Ingrid Bergman, magnífica; Liv Ullmann, magnífica; Lena Nyman, magnífica. Não precisamos de mais nenhum outro adjetivo para alçar estas três estrelas a um dos momentos mágicos da história do cinema. Lógico que nesta vida nada é absoluto, nem mesmo a empolgação dos adjetivos. E tampouco a empolgação do espectador ao ver, em magnífica fotografia, a sucessão de cenas icônicas, dentre as quais ressaltamos duas, e que traduzem à perfeição uma das características mais fortes da filmografia de Bergman. Sua rigorosa preparação de atores.

Primeiro, a cena, logo no início, quando Charlotte fica sabendo da presença da filha Helena na casa da filha Eva. Contrariada, Charlotte — eu tenho outra opção, pergunta ela — concorda em ver a filha doente. O enquadramento em close expressivamente ruborizado das três, cada uma com suas sensações e vibrações interiores, é preciso e chocante. Interminável. Ali está presente toda essa mistura terrível de sentimentos, confusão e destruição nas relações mãe/filha. Ali estão presentes as provocações que só a arte parece conseguir desvendar. Ali está presente o fantástico fotógrafo Sven Nykvist que, a partir de 1953, passou a ser o inseparável diretor de fotografia dos filmes de Bergman — é considerado, por muitos, um dos grandes fotógrafos da história do cinema. Ali está presente enfim o resumo artístico da genialidade de Bergman.

A segunda cena é a do piano, quando a filha e depois a mãe tocam o Prelúdio n. 2 de Chopin. Se dizem que cinema é close, e é no close onde tudo acontece, é onde a alma sai do limbo e se transforma em assombração, então é preciso assistir a esta cena e ver como o poder da mãe esmaga impiedosamente a tentativa de a filha ser ela mesma. Não há espaço para a filha no mundo. Para onde a filha vai, para onde a filha se vira, para onde a filha olha, lá está a presença invisível da mãe, pronta para roubar-lhe o sentido do existir. Esta é a terrível cena do piano.

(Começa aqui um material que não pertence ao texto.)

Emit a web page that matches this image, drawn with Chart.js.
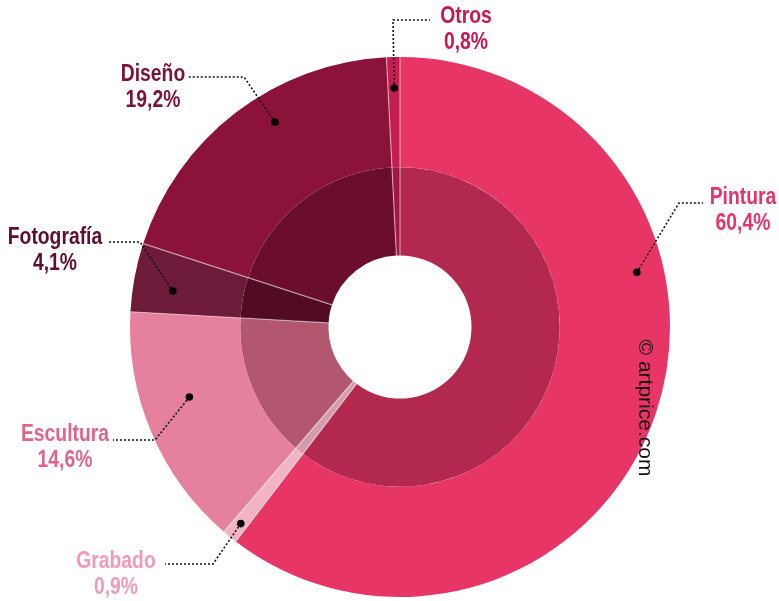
<!DOCTYPE html>
<html>
<head>
<meta charset="utf-8">
<script src="https://cdn.jsdelivr.net/npm/chart.js@4.4.1/dist/chart.umd.min.js"></script>
<style>
  html, body { margin: 0; padding: 0; background: #ffffff; }
  #wrap { position: relative; width: 779px; height: 601px; }
</style>
</head>
<body>
<div id="wrap"><canvas id="c"></canvas></div>
<script>
// ---- data ----
const categories = ["Pintura", "Grabado", "Escultura", "Fotografía", "Diseño", "Otros"];
const shares = [60.4, 0.9, 14.6, 4.1, 19.2, 0.8];
const valueLabels = ["60,4%", "0,9%", "14,6%", "4,1%", "19,2%", "0,8%"];

// ---- styles ----
const outerColors = ["#e73566", "#f2b3c4", "#e5819e", "#6e1b3b", "#8b1339", "#c41d4f"];
const innerColors = ["#b3284f", "#d69aad", "#b3566f", "#520b25", "#6b0e2d", "#a01843"];
const textColors  = ["#e8336a", "#f29ab5", "#e0648a", "#5e0e2c", "#7d1035", "#c8174d"];

// annotation layout (angle in degrees clockwise from top, radius in px; label center, elbow, line end)
const annot = [
  { ang: 77,    r: 243, elbow: [679, 203], end: [703, 203], label: [743, 198] },
  { ang: 219,   r: 253, elbow: [213, 564], end: [165, 564], label: [116, 562] },
  { ang: 251.6, r: 222, elbow: [155, 440], end: [113, 440], label: [65, 435] },
  { ang: 279,   r: 230, elbow: [140, 242], end: [108, 242], label: [55, 238] },
  { ang: 328.6, r: 240, elbow: [244, 77],  end: [187, 77],  label: [153, 75] },
  { ang: 358.6, r: 239, elbow: [393, 20],  end: [430, 20],  label: [466, 17] }
];

const FONT = '"Liberation Sans", Arial, sans-serif';

const annotPlugin = {
  id: 'annot',
  afterDatasetsDraw(chart) {
    const ctx = chart.ctx;
    const outer = chart.getDatasetMeta(0).data;
    const inner = chart.getDatasetMeta(1).data;
    const cx = outer[0].x, cy = outer[0].y;
    const rIn = inner[0].innerRadius, rOut = outer[0].outerRadius;
    ctx.save();
    // radial separators between slices
    ctx.strokeStyle = 'rgba(255,255,255,0.5)';
    ctx.lineWidth = 1.2;
    outer.forEach(arc => {
      const a = arc.startAngle;
      ctx.beginPath();
      ctx.moveTo(cx + rIn * Math.cos(a), cy + rIn * Math.sin(a));
      ctx.lineTo(cx + rOut * Math.cos(a), cy + rOut * Math.sin(a));
      ctx.stroke();
    });
    categories.forEach((cat, i) => {
      const a = annot[i];
      const th = a.ang * Math.PI / 180;
      const dx = cx + a.r * Math.sin(th);
      const dy = cy - a.r * Math.cos(th);
      // dotted leader
      ctx.strokeStyle = '#111';
      ctx.lineWidth = 1.6;
      ctx.setLineDash([2, 2]);
      ctx.beginPath();
      ctx.moveTo(dx, dy);
      ctx.lineTo(a.elbow[0], a.elbow[1]);
      ctx.lineTo(a.end[0], a.end[1]);
      ctx.stroke();
      ctx.setLineDash([]);
      // dot
      ctx.fillStyle = '#000';
      ctx.beginPath();
      ctx.arc(dx, dy, 3.8, 0, Math.PI * 2);
      ctx.fill();
      // label text (condensed by horizontal scaling)
      ctx.save();
      ctx.translate(a.label[0], a.label[1]);
      ctx.scale(0.84, 1);
      ctx.fillStyle = textColors[i];
      ctx.font = 'bold 23px ' + FONT;
      ctx.textAlign = 'center';
      ctx.textBaseline = 'middle';
      ctx.fillText(cat, 0, 0);
      ctx.fillText(valueLabels[i], 0, 26);
      ctx.restore();
    });
    // copyright, rotated
    ctx.save();
    ctx.translate(645, 408);
    ctx.rotate(Math.PI / 2);
    ctx.fillStyle = '#111';
    ctx.font = '21px ' + FONT;
    ctx.textAlign = 'center';
    ctx.textBaseline = 'middle';
    ctx.fillText('© artprice.com', 0, 0);
    ctx.restore();
    ctx.restore();
  }
};

new Chart(document.getElementById('c'), {
  type: 'doughnut',
  data: {
    labels: categories,
    datasets: [
      { data: shares, backgroundColor: outerColors, borderWidth: 0, weight: 110 },
      { data: shares, backgroundColor: innerColors, borderWidth: 0, weight: 88 }
    ]
  },
  options: {
    responsive: true,
    maintainAspectRatio: false,
    animation: false,
    cutout: '26.5%',
    rotation: 0,
    layout: { padding: { top: 57, bottom: 4, left: 130, right: 109 } },
    plugins: { legend: { display: false }, tooltip: { enabled: false } }
  },
  plugins: [annotPlugin]
});
</script>
</body>
</html>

Diante do que se disse acima, vamos pinçar, rapidamente, apenas uma assombração. O eterno embate dos filhos em achar que os pais vão se ajustar a eles, às suas necessidades afetivas e de autoestima. E o eterno embate dos pais em criar expectativas em relação a seus filhos, sem ao menos perguntar a esses filhos se realmente concordam com tais expectativas. E se estão dispostos a cumpri-las. As fantasias paternas anulam o humano nos filhos, assim como a frustrada ansiedade dos filhos em relação ao amor dos pais gera dores intermináveis. Sonata de Outono, neste aspecto, se transforma num grito de alerta.

Em suma. O filme coloca uma questão moderna para a mulher. A mulher profissional bem sucedida que, para conquistar e manter o sucesso, tem que se separar do lar e se distanciar dos filhos e marido. Foi o que aconteceu com Charlotte? Ou Charlotte é apenas o modelo inevitável da mãe que transfere suas cicatrizes de mulher para a sua filha indefesa? Quando se trata de relação mãe-filha, para onde se olha, ouvem-se muitas perguntas e nenhuma resposta. Ah, sim! Podemos ter uma resposta para a pergunta que segue. Quem vem primeiro, a mãe ou a filha? Pode-se responder, mas a resposta nada explicará.